I certainly don’t have all the answers and I am no expert on prayer. I simply want to share with you as someone who struggles with similar challenges that my prayer life and my faith journey have grown together. Honestly, I didn’t have any kind of prayer life before 2005 and now I couldn’t imagine living a life without one. To me, prayer is anytime that I turn my attention to God and away from myself. It can be accomplished in a variety of ways and acts. Remember that feeling worthy or inspired is not a great barometer for measuring the value of our prayer life. Praying for the desire for prayer is worthwhile and a good start.
My friends, prayer is the key! If we are faithfully praying each day we are less likely to fall under the world’s spell. It’s not as difficult as we might think. Start the day with prayer. Before we check email or read the morning paper, offer the day and our burdens up to God, thank Him and ask for His forgiveness, help, and blessing. Integrate prayer into our daily commute and exercise time. Pray the daily examen throughout the day. Pray for the courage to resist the temptations and distractions the world offers us each day. Be mindful that we should make our days conform to our prayer lives and not the other way around. Plan it and it will happen.

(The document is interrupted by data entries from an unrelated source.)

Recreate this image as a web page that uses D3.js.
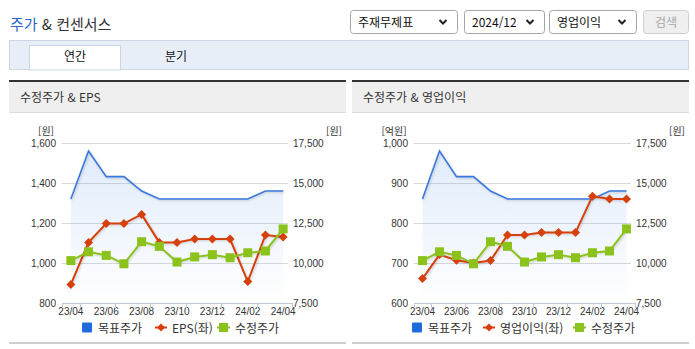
<!DOCTYPE html>
<html lang="ko">
<head>
<meta charset="utf-8">
<script src="https://cdn.jsdelivr.net/npm/d3@7"></script>
<style>
  html, body { margin: 0; padding: 0; background: #fff; }
  svg { display: block; }
</style>
</head>
<body>
<div id="root"></div>
<script>
// ---- data ----
const months = ["23/04","23/05","23/06","23/07","23/08","23/09","23/10","23/11","23/12","24/01","24/02","24/03","24/04"];
const monthLabels = ["23/04","23/06","23/08","23/10","23/12","24/02","24/04"];
const targetPrice = [14000,17000,15400,15400,14500,14000,14000,14000,14000,14000,14000,14500,14500];
const adjPrice    = [10150,10700,10475,9950,11330,11040,10060,10380,10520,10330,10640,10750,12130];
const eps         = [893,1103,1197,1197,1243,1103,1103,1120,1120,1120,907,1140,1130];
const opIncome    = [661,721,707,700,706,770,770,776,776,776,867,860,860];
const epsTicks    = [800,1000,1200,1400,1600];
const opTicks     = [600,700,800,900,1000];
const priceTicks  = [7500,10000,12500,15000,17500];
const selectLabels = ["주재무제표","2024/12","영업이익"];
const tabLabels = ["연간","분기"];

const KR = "'Noto Sans CJK KR','Noto Sans',sans-serif";
const NUM = "'Liberation Sans Narrow','Liberation Sans',Arial,sans-serif";
const C = { target: "#3b78dc", eps: "#d5400d", price: "#8cc21c", legendBlue: "#1f6bdc" };

const svg = d3.select("#root").append("svg").attr("width", 695).attr("height", 349);
const defs = svg.append("defs");

// soft shadow under the series lines
const sh = defs.append("filter").attr("id", "shadow").attr("x", "-5%").attr("y", "-20%").attr("width", "110%").attr("height", "140%");
sh.append("feDropShadow").attr("dx", 1).attr("dy", 1).attr("stdDeviation", 1).attr("flood-color", "#000").attr("flood-opacity", 0.18);

const grad = defs.append("linearGradient").attr("id", "areaFill")
  .attr("gradientUnits", "userSpaceOnUse").attr("x1", 0).attr("x2", 0).attr("y1", 143).attr("y2", 303);
grad.append("stop").attr("offset", 0).attr("stop-color", "#4a8be6").attr("stop-opacity", 0.18);
grad.append("stop").attr("offset", 1).attr("stop-color", "#4a8be6").attr("stop-opacity", 0.0);

// ---- page header ----
const title = svg.append("text").attr("x", 10).attr("y", 30).attr("font-family", KR).attr("font-size", 15);
title.append("tspan").attr("fill", "#2e67c8").text("주가");
title.append("tspan").attr("fill", "#333").text(" & 컨센서스");

const selBoxes = [[350, 107], [464, 80], [549, 87]];
selBoxes.forEach(([x, w], i) => {
  svg.append("rect").attr("x", x + 0.5).attr("y", 10.5).attr("width", w).attr("height", 23)
    .attr("rx", 3).attr("fill", "#fff").attr("stroke", "#a6a6a6");
  svg.append("text").attr("x", x + 8).attr("y", 27).attr("font-family", KR).attr("font-size", 12)
    .attr("fill", "#111").text(selectLabels[i]);
  const cx = x + w - 14;
  svg.append("path").attr("d", `M${cx - 3.5},20 L${cx},23.5 L${cx + 3.5},20`)
    .attr("fill", "none").attr("stroke", "#222").attr("stroke-width", 2);
});
svg.append("rect").attr("x", 643.5).attr("y", 10.5).attr("width", 45).attr("height", 23)
  .attr("rx", 3).attr("fill", "#efefef").attr("stroke", "#cfcfcf");
svg.append("text").attr("x", 666).attr("y", 27).attr("text-anchor", "middle").attr("font-family", KR)
  .attr("font-size", 12).attr("fill", "#a8a8a8").text("검색");

// ---- tab bar ----
svg.append("rect").attr("x", 9.5).attr("y", 40.5).attr("width", 679).attr("height", 29)
  .attr("fill", "#e8eef8").attr("stroke", "#cdd6e4");
svg.append("rect").attr("x", 29.5).attr("y", 45.5).attr("width", 91).attr("height", 24.5)
  .attr("fill", "#fff").attr("stroke", "#cdd6e4");
[75, 176].forEach((cx, i) => {
  svg.append("text").attr("x", cx).attr("y", 61).attr("text-anchor", "middle").attr("font-family", KR)
    .attr("font-size", 12).attr("fill", "#111").text(tabLabels[i]);
});

// ---- one chart panel ----
function panel(cfg) {
  const g = svg.append("g");
  g.append("rect").attr("x", cfg.px0).attr("y", 80).attr("width", cfg.px1 - cfg.px0).attr("height", 2).attr("fill", "#333");
  g.append("rect").attr("x", cfg.px0).attr("y", 82).attr("width", cfg.px1 - cfg.px0).attr("height", 30).attr("fill", "#efefef");
  g.append("rect").attr("x", cfg.px0).attr("y", 112).attr("width", cfg.px1 - cfg.px0).attr("height", 1).attr("fill", "#dcdcdc");
  g.append("text").attr("x", cfg.px0 + 11).attr("y", 102).attr("font-family", KR).attr("font-size", 12)
    .attr("fill", "#333").text(cfg.title);
  g.append("rect").attr("x", cfg.px0).attr("y", 342).attr("width", cfg.px1 - cfg.px0).attr("height", 2).attr("fill", "#cfcfcf");

  const top = 143, bottom = 303;
  const x = d3.scaleBand().domain(months).range([cfg.x0, cfg.x1]).padding(0);
  const cx = m => x(m) + x.bandwidth() / 2;
  const yL = d3.scaleLinear().domain(d3.extent(cfg.leftTicks)).range([bottom, top]);
  const yR = d3.scaleLinear().domain(d3.extent(priceTicks)).range([bottom, top]);

  // gridlines
  g.append("g").selectAll("line").data(cfg.leftTicks.slice(1)).join("line")
    .attr("x1", cfg.x0).attr("x2", cfg.x1 - 4)
    .attr("y1", d => Math.round(yL(d)) + 0.5).attr("y2", d => Math.round(yL(d)) + 0.5)
    .attr("stroke", "#d9d9d9");

  // left axis
  const la = g.append("g").attr("transform", `translate(${cfg.x0 - 6},0)`)
    .call(d3.axisLeft(yL).tickValues(cfg.leftTicks).tickSize(0).tickPadding(0).tickFormat(d3.format(",")));
  la.select(".domain").remove();
  la.selectAll("text").attr("font-family", NUM).attr("font-size", 10).attr("fill", "#333");
  g.append("text").attr("x", cfg.unitLX).attr("y", 135).attr("text-anchor", "middle")
    .attr("font-family", KR).attr("font-size", 10).attr("fill", "#333").text(cfg.unitL);

  // right axis
  const ra = g.append("g").attr("transform", `translate(${cfg.x1 + 1},0)`)
    .call(d3.axisRight(yR).tickValues(priceTicks).tickSize(0).tickPadding(0).tickFormat(d3.format(",")));
  ra.select(".domain").remove();
  ra.selectAll("text").attr("font-family", NUM).attr("font-size", 10).attr("fill", "#333");
  g.append("text").attr("x", cfg.unitRX).attr("y", 135).attr("text-anchor", "middle")
    .attr("font-family", KR).attr("font-size", 10).attr("fill", "#333").text("[원]");

  // bottom axis: labels on every other month, tick marks on band edges
  const ba = g.append("g").attr("transform", `translate(0,${bottom})`)
    .call(d3.axisBottom(x).tickValues(monthLabels).tickSize(0).tickPadding(5));
  ba.select(".domain").remove();
  ba.selectAll("text").attr("font-family", NUM).attr("font-size", 10).attr("fill", "#333");
  g.append("line").attr("x1", cfg.x0).attr("x2", cfg.x1 + 1).attr("y1", bottom + 0.5).attr("y2", bottom + 0.5)
    .attr("stroke", "#c3cad6");
  const edgeTicks = [x(months[0])].concat(monthLabels.slice(1).map(m => x(m) - x.bandwidth()), [cfg.x1]);
  g.append("g").selectAll("line").data(edgeTicks).join("line")
    .attr("x1", d => Math.round(d) + 0.5).attr("x2", d => Math.round(d) + 0.5)
    .attr("y1", bottom).attr("y2", bottom + 5).attr("stroke", "#c3cad6");

  // target price area + line
  const area = d3.area().x((d, i) => cx(months[i])).y0(bottom).y1(d => yR(d));
  const line = d3.line().x((d, i) => cx(months[i]));
  g.append("path").datum(targetPrice).attr("d", area).attr("fill", "url(#areaFill)");
  g.append("path").datum(targetPrice).attr("d", line.y(d => yR(d)))
    .attr("fill", "none").attr("stroke", C.target).attr("stroke-width", 1.6).attr("filter", "url(#shadow)");

  // left-axis series (diamonds)
  g.append("path").datum(cfg.leftSeries).attr("d", d3.line().x((d, i) => cx(months[i])).y(d => yL(d)))
    .attr("fill", "none").attr("stroke", C.eps).attr("stroke-width", 2).attr("filter", "url(#shadow)");
  g.append("g").selectAll("path").data(cfg.leftSeries).join("path")
    .attr("transform", (d, i) => `translate(${cx(months[i])},${yL(d)})`)
    .attr("d", "M0,-4.5L4.5,0L0,4.5L-4.5,0Z").attr("fill", C.eps);

  // adjusted price (squares)
  g.append("path").datum(adjPrice).attr("d", d3.line().x((d, i) => cx(months[i])).y(d => yR(d)))
    .attr("fill", "none").attr("stroke", C.price).attr("stroke-width", 2).attr("filter", "url(#shadow)");
  g.append("g").selectAll("rect").data(adjPrice).join("rect")
    .attr("x", (d, i) => cx(months[i]) - 4.5).attr("y", d => yR(d) - 4.5)
    .attr("width", 9).attr("height", 9).attr("fill", C.price);

  // legend
  const lg = g.append("g").attr("font-family", KR).attr("font-size", 12).attr("fill", "#333");
  lg.append("rect").attr("x", cfg.leg[0]).attr("y", 322.5).attr("width", 10).attr("height", 10).attr("rx", 1).attr("fill", C.legendBlue);
  lg.append("text").attr("x", cfg.leg[0] + 16).attr("y", 332.5).text("목표주가");
  lg.append("line").attr("x1", cfg.leg[1]).attr("x2", cfg.leg[1] + 12).attr("y1", 327.5).attr("y2", 327.5)
    .attr("stroke", C.eps).attr("stroke-width", 2);
  lg.append("path").attr("transform", `translate(${cfg.leg[1] + 6},327.5)`).attr("d", "M0,-4L4,0L0,4L-4,0Z").attr("fill", C.eps);
  lg.append("text").attr("x", cfg.leg[1] + 17).attr("y", 332.5).text(cfg.leftName);
  lg.append("line").attr("x1", cfg.leg[2]).attr("x2", cfg.leg[2] + 13).attr("y1", 327.5).attr("y2", 327.5)
    .attr("stroke", C.price).attr("stroke-width", 2);
  lg.append("rect").attr("x", cfg.leg[2] + 2).attr("y", 323).attr("width", 9).attr("height", 9).attr("fill", C.price);
  lg.append("text").attr("x", cfg.leg[2] + 18).attr("y", 332.5).text("수정주가");
}

panel({
  px0: 9, px1: 346, title: "수정주가 & EPS",
  x0: 62, x1: 292, leftTicks: epsTicks, leftSeries: eps, leftName: "EPS(좌)",
  unitL: "[원]", unitLX: 46, unitRX: 334, leg: [82, 155, 217]
});
panel({
  px0: 352, px1: 689, title: "수정주가 & 영업이익",
  x0: 414, x1: 635, leftTicks: opTicks, leftSeries: opIncome, leftName: "영업이익(좌)",
  unitL: "[억원]", unitLX: 394, unitRX: 677, leg: [412, 483, 573]
});
</script>
</body>
</html>
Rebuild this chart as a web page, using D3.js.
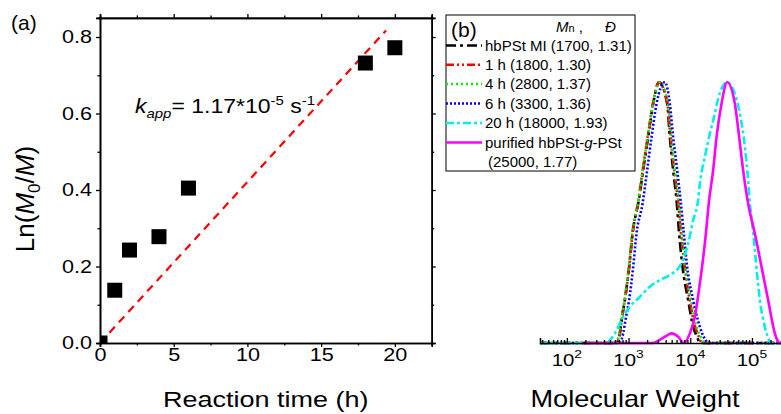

I always know how much better I feel after I pray. We can’t remain apathetic about Christ and His Church if we are conversing with Him in prayer each day. Many of the spiritually indifferent Catholics I have encountered are struggling in their prayer lives, and yet turning our thoughts to Him in prayer, thanking Him, and asking for His help can be so easy if we will only surrender our pride and acknowledge that we can’t do it alone.
One last thing. If we want to raise children with vibrant prayer lives who will remain faithful to Christ and His Church, they need to see mothers and fathers on their knees in prayer.